Hmmmmm. Uh, Richard the bandwidth for the HF slugs is wider as a proportion, from lowest to highest. Bandwidth issues are generally described as a proportion, rather than so many MHz, in my experience.
25 to 60 MHz is a range of 2.4-to-1. 50 to 125 mHz is 2.5, 100 to 250 MHz is 2.5, 200 to 500, and 400 to 1000 and so on as the letters go up from "A" to "E".
First experience with the Bird 43 was entirely 25 MHz and up, an FM 2-way tool, or so I thought. Had never seen one before getting hired by the local Motorola shop. Had no idea it would cover below 25 MHz until a few years later.

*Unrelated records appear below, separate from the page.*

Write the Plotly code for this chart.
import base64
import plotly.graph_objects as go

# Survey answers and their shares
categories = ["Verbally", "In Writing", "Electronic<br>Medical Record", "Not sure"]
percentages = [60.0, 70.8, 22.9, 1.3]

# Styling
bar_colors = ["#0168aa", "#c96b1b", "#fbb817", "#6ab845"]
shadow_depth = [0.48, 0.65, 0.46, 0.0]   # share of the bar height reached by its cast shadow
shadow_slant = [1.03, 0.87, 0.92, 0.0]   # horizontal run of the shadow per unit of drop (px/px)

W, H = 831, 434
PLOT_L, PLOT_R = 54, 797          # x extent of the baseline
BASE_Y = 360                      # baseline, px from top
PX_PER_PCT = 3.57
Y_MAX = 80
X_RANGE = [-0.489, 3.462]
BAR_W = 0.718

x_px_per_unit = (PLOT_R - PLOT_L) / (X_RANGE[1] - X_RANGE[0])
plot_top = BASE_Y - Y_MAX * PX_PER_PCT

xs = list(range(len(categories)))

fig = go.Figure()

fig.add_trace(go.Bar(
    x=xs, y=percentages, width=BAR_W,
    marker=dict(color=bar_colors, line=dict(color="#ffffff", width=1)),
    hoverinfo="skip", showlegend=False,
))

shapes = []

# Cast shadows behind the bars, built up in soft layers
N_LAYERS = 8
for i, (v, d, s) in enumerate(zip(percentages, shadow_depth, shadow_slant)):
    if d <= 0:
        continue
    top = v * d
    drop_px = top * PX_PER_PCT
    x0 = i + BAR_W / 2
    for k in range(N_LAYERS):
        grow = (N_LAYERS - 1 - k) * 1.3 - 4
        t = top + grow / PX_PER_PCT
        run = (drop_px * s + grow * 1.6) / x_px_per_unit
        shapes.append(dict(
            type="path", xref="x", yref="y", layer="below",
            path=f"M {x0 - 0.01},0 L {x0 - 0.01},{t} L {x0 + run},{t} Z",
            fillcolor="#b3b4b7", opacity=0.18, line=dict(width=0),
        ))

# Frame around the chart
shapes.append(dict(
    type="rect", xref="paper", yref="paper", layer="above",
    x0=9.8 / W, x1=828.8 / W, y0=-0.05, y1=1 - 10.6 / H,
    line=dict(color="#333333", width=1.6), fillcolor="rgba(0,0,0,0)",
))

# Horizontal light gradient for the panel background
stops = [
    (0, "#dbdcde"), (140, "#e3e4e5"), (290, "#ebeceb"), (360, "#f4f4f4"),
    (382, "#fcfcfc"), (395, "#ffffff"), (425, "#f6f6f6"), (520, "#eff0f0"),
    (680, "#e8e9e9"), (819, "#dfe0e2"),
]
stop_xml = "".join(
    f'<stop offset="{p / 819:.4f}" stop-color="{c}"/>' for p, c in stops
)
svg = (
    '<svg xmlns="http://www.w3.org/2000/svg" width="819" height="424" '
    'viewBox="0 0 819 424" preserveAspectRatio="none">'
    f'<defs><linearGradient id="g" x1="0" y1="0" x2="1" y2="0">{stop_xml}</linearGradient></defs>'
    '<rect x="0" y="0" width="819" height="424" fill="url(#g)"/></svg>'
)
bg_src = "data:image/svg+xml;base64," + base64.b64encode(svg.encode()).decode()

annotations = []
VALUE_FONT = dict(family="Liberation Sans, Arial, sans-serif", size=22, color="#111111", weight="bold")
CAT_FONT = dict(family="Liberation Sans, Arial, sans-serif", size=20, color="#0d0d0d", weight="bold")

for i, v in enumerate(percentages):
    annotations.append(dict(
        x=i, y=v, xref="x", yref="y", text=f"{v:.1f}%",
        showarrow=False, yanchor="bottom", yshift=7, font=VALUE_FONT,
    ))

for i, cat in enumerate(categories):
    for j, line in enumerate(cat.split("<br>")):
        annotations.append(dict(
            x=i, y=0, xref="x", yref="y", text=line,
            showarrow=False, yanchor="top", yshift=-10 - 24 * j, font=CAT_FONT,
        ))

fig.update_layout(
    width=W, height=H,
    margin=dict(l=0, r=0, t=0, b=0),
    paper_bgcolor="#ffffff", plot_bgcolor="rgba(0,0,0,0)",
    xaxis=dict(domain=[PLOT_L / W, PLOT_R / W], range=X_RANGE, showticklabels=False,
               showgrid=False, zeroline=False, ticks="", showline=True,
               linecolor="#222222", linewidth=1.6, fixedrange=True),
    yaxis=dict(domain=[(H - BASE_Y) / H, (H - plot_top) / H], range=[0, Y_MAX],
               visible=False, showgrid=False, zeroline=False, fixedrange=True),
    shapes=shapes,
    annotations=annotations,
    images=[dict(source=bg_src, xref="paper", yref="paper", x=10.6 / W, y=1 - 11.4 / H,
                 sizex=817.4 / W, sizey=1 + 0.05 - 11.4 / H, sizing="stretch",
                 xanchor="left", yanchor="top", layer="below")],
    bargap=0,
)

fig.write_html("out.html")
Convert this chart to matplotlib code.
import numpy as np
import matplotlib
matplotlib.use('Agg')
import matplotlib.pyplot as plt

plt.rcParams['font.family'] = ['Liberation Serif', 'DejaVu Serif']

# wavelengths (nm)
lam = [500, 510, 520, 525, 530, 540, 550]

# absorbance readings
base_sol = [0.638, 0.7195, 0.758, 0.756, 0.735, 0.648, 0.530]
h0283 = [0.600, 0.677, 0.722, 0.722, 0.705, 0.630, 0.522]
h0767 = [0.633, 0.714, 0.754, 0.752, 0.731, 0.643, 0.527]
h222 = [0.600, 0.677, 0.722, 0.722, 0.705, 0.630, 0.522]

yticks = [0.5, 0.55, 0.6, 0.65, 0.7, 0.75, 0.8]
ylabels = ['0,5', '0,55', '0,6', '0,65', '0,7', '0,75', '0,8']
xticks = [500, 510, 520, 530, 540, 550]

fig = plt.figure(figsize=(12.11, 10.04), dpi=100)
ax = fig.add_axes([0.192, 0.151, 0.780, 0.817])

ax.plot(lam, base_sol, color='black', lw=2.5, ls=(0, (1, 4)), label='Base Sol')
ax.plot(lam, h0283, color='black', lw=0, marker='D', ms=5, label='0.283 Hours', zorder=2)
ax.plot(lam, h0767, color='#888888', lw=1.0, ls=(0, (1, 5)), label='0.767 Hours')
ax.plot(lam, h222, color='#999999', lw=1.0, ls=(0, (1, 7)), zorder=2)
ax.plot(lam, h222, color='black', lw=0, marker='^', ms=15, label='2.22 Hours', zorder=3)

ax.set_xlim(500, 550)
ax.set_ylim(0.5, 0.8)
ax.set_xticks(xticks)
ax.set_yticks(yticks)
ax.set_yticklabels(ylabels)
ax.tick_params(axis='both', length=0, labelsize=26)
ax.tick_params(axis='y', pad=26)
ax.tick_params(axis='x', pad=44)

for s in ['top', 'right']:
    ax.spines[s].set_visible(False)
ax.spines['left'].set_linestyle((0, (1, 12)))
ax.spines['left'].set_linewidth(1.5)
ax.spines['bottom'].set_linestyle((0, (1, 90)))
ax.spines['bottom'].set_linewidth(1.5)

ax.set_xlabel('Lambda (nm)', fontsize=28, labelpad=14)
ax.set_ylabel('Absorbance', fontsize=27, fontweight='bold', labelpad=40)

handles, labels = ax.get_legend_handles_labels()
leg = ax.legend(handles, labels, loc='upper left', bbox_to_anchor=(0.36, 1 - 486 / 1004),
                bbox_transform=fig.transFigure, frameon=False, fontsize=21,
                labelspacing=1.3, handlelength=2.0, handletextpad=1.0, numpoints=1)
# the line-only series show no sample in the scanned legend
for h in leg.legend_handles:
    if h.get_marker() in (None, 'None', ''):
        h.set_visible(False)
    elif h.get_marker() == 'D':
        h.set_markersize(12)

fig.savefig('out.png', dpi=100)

But 2 MHz to 30 is a fifteen-to-one bandwidth. Always figured the "H" elements were higher because it's just tougher to flatten the frequency response over a 15-to-1 band than a 2.5-to-one band.

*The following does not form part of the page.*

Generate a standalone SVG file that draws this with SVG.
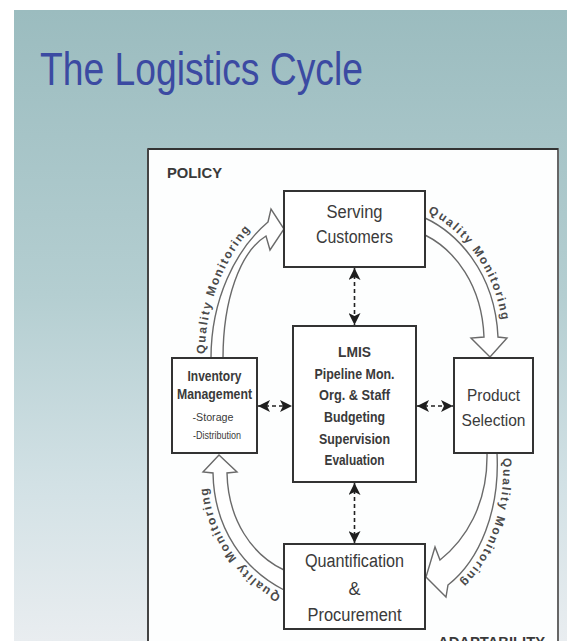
<svg xmlns="http://www.w3.org/2000/svg" width="567" height="641" viewBox="0 0 567 641">
<defs>
<linearGradient id="bg" x1="0" y1="0" x2="0" y2="1">
<stop offset="0" stop-color="#9bbcbf"/>
<stop offset="0.45" stop-color="#b4ced1"/>
<stop offset="0.75" stop-color="#d2e1e5"/>
<stop offset="1" stop-color="#e9edf0"/>
</linearGradient>
<marker id="ah" viewBox="0 0 10 10" refX="10" refY="5" markerWidth="12" markerHeight="12" markerUnits="userSpaceOnUse" orient="auto-start-reverse">
<path d="M0,0 L10,5 L0,10 L2.5,5 z" fill="#1e1e1e"/>
</marker>
<path id="tp1" d="M205,354 C205,298 230,245 266,214"/>
<path id="tp2" d="M428,213 C458,227 500,268 504,340"/>
<path id="tp3" d="M503,458 C506,512 486,563 449,592"/>
<path id="tp4" d="M281,595 C242,575 208,532 207,474"/>
</defs>
<style>
.box{fill:#fff;stroke:#333;stroke-width:2}
.lbl{font-family:"Liberation Sans",Arial,sans-serif;fill:#3a3a3a;text-anchor:middle}
.big{font-size:18px}
.b{font-weight:bold}
.band{fill:#fff;stroke:#6a6a6a;stroke-width:1.4;stroke-linejoin:miter}
.qm{font-family:"Liberation Sans",Arial,sans-serif;font-size:12px;font-weight:bold;fill:#4a4a4a;letter-spacing:1.7px}
.dash{stroke:#222;stroke-width:1.6;stroke-dasharray:4 3;fill:none;marker-start:url(#ah);marker-end:url(#ah)}
</style>
<rect x="0" y="0" width="567" height="641" fill="#ffffff"/>
<rect x="14" y="10" width="553" height="631" fill="url(#bg)"/>
<text x="40" y="85" font-family="'Liberation Sans',Arial,sans-serif" font-size="46" fill="#3b4aa2" textLength="323" lengthAdjust="spacingAndGlyphs">The Logistics Cycle</text>

<g id="frame">
<rect x="148" y="149" width="410" height="500" fill="#fdfefe" stroke="#666" stroke-width="2"/>
<line x1="148" y1="149" x2="558" y2="149" stroke="#333" stroke-width="2"/>
<line x1="148" y1="149" x2="148" y2="641" stroke="#444" stroke-width="2"/>
<text x="167" y="178" font-family="'Liberation Sans',Arial,sans-serif" font-size="15" font-weight="bold" fill="#3a3a3a" textLength="55" lengthAdjust="spacingAndGlyphs">POLICY</text>
<text x="438" y="647" font-family="'Liberation Sans',Arial,sans-serif" font-size="14" font-weight="bold" fill="#3a3a3a" textLength="107" lengthAdjust="spacingAndGlyphs">ADAPTABILITY</text>
</g>

<g id="connectors">
<path class="band" d="M211,358 C211,300 235,250 268,222 L271,209 L284,229 L270,250 L266,236 C240,252 223,300 223,358"/>
<path class="band" d="M425,218 C455,232 495,270 498,337 L507,338 L490,357 L471,338 L484,337 C482,285 455,250 425,235"/>
<path class="band" d="M497,453 C500,510 480,560 448,585 L446,597 L426,577 L435,547 L440,560 C465,540 488,505 487,453"/>
<path class="band" d="M284,590 C245,570 214,530 213,473 L203,472 L219,455 L237,472 L227,473 C228,520 252,555 284,570"/>
<text class="qm"><textPath href="#tp1">Quality Monitoring</textPath></text>
<text class="qm"><textPath href="#tp2">Quality Monitoring</textPath></text>
<text class="qm"><textPath href="#tp3">Quality Monitoring</textPath></text>
<text class="qm"><textPath href="#tp4">Quality Monitoring</textPath></text>
<line class="dash" x1="354.5" y1="268" x2="354.5" y2="325"/>
<line class="dash" x1="354.5" y1="483" x2="354.5" y2="543"/>
<line class="dash" x1="258" y1="406" x2="292" y2="406"/>
<line class="dash" x1="417" y1="406" x2="453" y2="406"/>
</g>

<g id="serving">
<rect class="box" x="284" y="191" width="141" height="76"/>
<text class="lbl big" x="354.5" y="218" textLength="56" lengthAdjust="spacingAndGlyphs">Serving</text>
<text class="lbl big" x="354.5" y="243" textLength="77" lengthAdjust="spacingAndGlyphs">Customers</text>
</g>

<g id="lmis">
<rect class="box" x="293" y="326" width="123" height="156"/>
<text class="lbl b" font-size="14" x="354.5" y="357" textLength="33" lengthAdjust="spacingAndGlyphs">LMIS</text>
<text class="lbl b" font-size="15" x="354.5" y="379" textLength="80" lengthAdjust="spacingAndGlyphs">Pipeline Mon.</text>
<text class="lbl b" font-size="15" x="354.5" y="400" textLength="71" lengthAdjust="spacingAndGlyphs">Org. &amp; Staff</text>
<text class="lbl b" font-size="15" x="354.5" y="422" textLength="61" lengthAdjust="spacingAndGlyphs">Budgeting</text>
<text class="lbl b" font-size="15" x="354.5" y="444" textLength="71" lengthAdjust="spacingAndGlyphs">Supervision</text>
<text class="lbl b" font-size="15" x="354.5" y="465" textLength="60" lengthAdjust="spacingAndGlyphs">Evaluation</text>
</g>

<g id="inventory">
<rect class="box" x="172" y="358" width="85" height="95"/>
<text class="lbl b" font-size="14.5" x="214.5" y="381" textLength="54" lengthAdjust="spacingAndGlyphs">Inventory</text>
<text class="lbl b" font-size="14.5" x="214.5" y="399" textLength="75" lengthAdjust="spacingAndGlyphs">Management</text>
<text class="lbl" font-size="10.5" x="213" y="421" textLength="41" lengthAdjust="spacingAndGlyphs">-Storage</text>
<text class="lbl" font-size="10.5" x="217" y="439" textLength="48" lengthAdjust="spacingAndGlyphs">-Distribution</text>
</g>

<g id="product">
<rect class="box" x="454" y="358" width="79" height="95"/>
<text class="lbl" font-size="17" x="493.5" y="401" textLength="53" lengthAdjust="spacingAndGlyphs">Product</text>
<text class="lbl" font-size="17" x="493.5" y="426" textLength="64" lengthAdjust="spacingAndGlyphs">Selection</text>
</g>

<g id="quantification">
<rect class="box" x="284" y="544" width="141" height="85"/>
<text class="lbl big" x="354.5" y="567" textLength="99" lengthAdjust="spacingAndGlyphs">Quantification</text>
<text class="lbl big" x="354.5" y="595">&amp;</text>
<text class="lbl big" x="354.5" y="621" textLength="94" lengthAdjust="spacingAndGlyphs">Procurement</text>
</g>
</svg>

Folks for years have asked why the built-in "relative" RF meter in ham HF transceivers and linears always has a knob to set the sensitivity. Sometimes it's on the front panel, usually on the rear. I explain that eliminating that control would cost a bundle. A 'relative' RF meter function is cheap to build into the radio. A broadbanded wattmeter is not.
And then there were the "Firebird" and "Black Cat" wattmeters. Used to get a reaction from CB operators by patching my 3-Watt 2 meter HT into a Black Cat 2000-Watt meter, on a dummy load. When they saw a reading of around 400 Watts, I'd hear things like "I gotta get me one of these". Until I explained that it really was only three Watts. On the Bird, with the "C" slug.
Got a real appreciation for the engineering inside those "slugs" first time I tried to build a RF wattmeter from scratch, and level the frequency response. Not as easy as it sounds.